> On 22 Jun 2025, at 4:39 PM, Thor Lancelot Simon <t...@panix.com> wrote:
>
> On Sun, Jun 22, 2025 at 03:52:30PM +0000, Emmanuel Nyarko wrote:
>>
>>
>>> On 22 Jun 2025, at 2:54???PM, Thor Lancelot Simon <t...@panix.com> wrote:
>>>
>>> On Sat, Jun 21, 2025 at 03:19:14PM +0100, David Brownlee wrote:
>>>>
>>>> If there really no useful setups which fq-codel could replace?
>>>> Including "I need to simulate packet loss and odd bandwidth behaviour
>>>> to stress my other systems"?
>>>
>>> I use 'tc' at work to simulate WAN conditions when testing a number of
>>> Linux-based products. To my knowledge, the "queueing disciplines" used for
>>> this purpose have nothing to do with fq-codel, and it can't replace them.
>>>
>> Okay then for use case, i would leave it. The whole plan was to have HFSC +
>> fq codel.
>> one scheduler and one queuing. but then again, i think I will leave it and
>> find another way out.
>
> I think the *ability* to have more than one queueing discipline is important.

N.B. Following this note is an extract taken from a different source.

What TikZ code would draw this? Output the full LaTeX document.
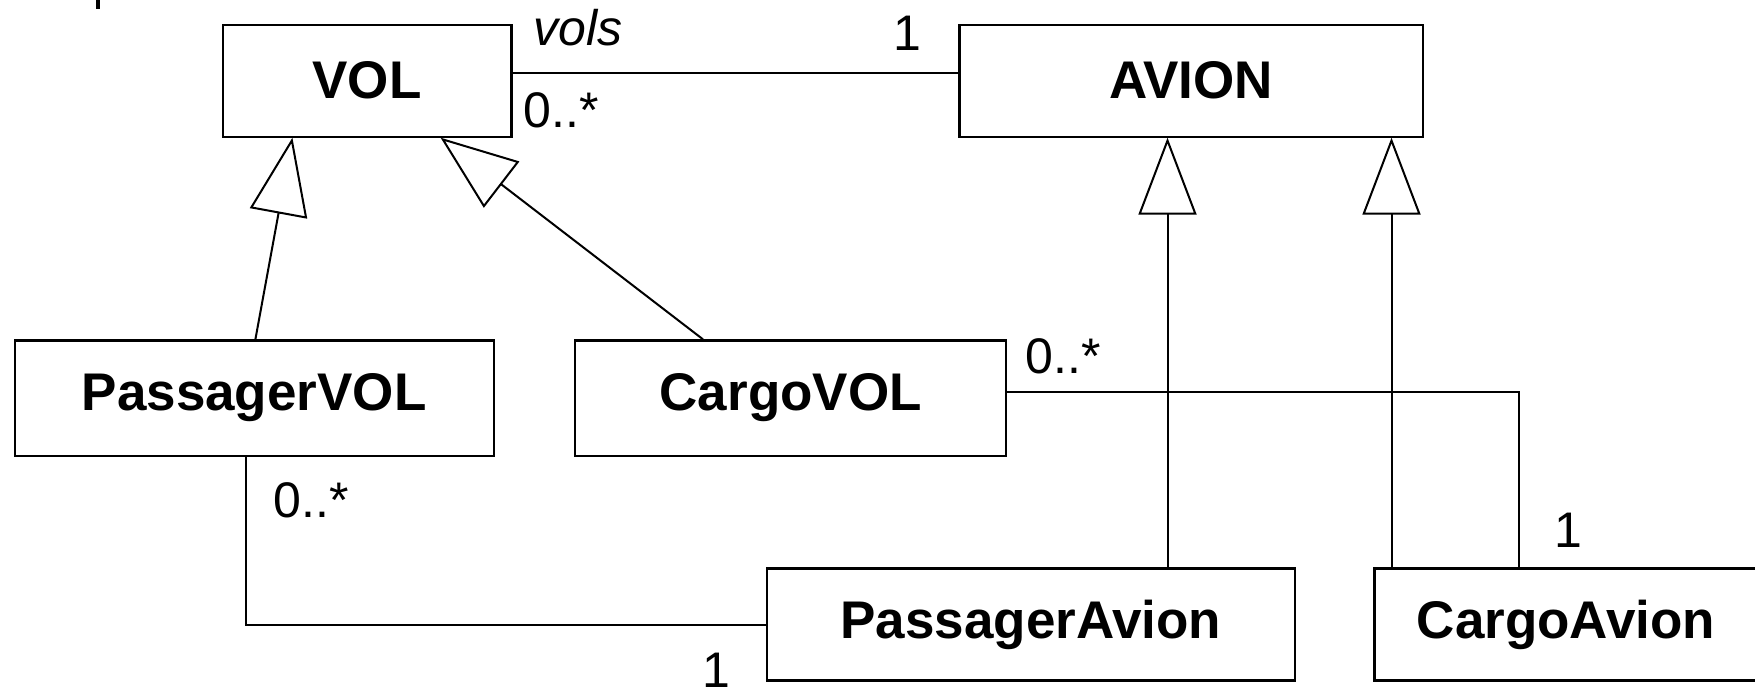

> Whether all (or most!) of the disciplines we already have should remain,
> though, is I think a different question.
100% agreed Thor.
>
> To my knowledge, in NetBSD, we don't have anything like Linux's netem
> scheduler that I mention above. But I think we should maintain enough
> pluggability that we *could* have that or other enhancements instead of
> being locked into HFSC+FQ-Codel and nothing else. What if someone decides
> to implement COBALT or another one of the CoDel derivatives? There should
> be a non-horrible way to plug it in, ideally without even rebooting the
> system.
Exactly. I think that is exactly where I am driving to. A pragmatic design
change will be beneficial.
I will look into that.
>
> I also think it is worth doing as much as possible to develop some kind of
> migration automation or, at least, guidance for existing ALTQ users,
> though I think there are not so many.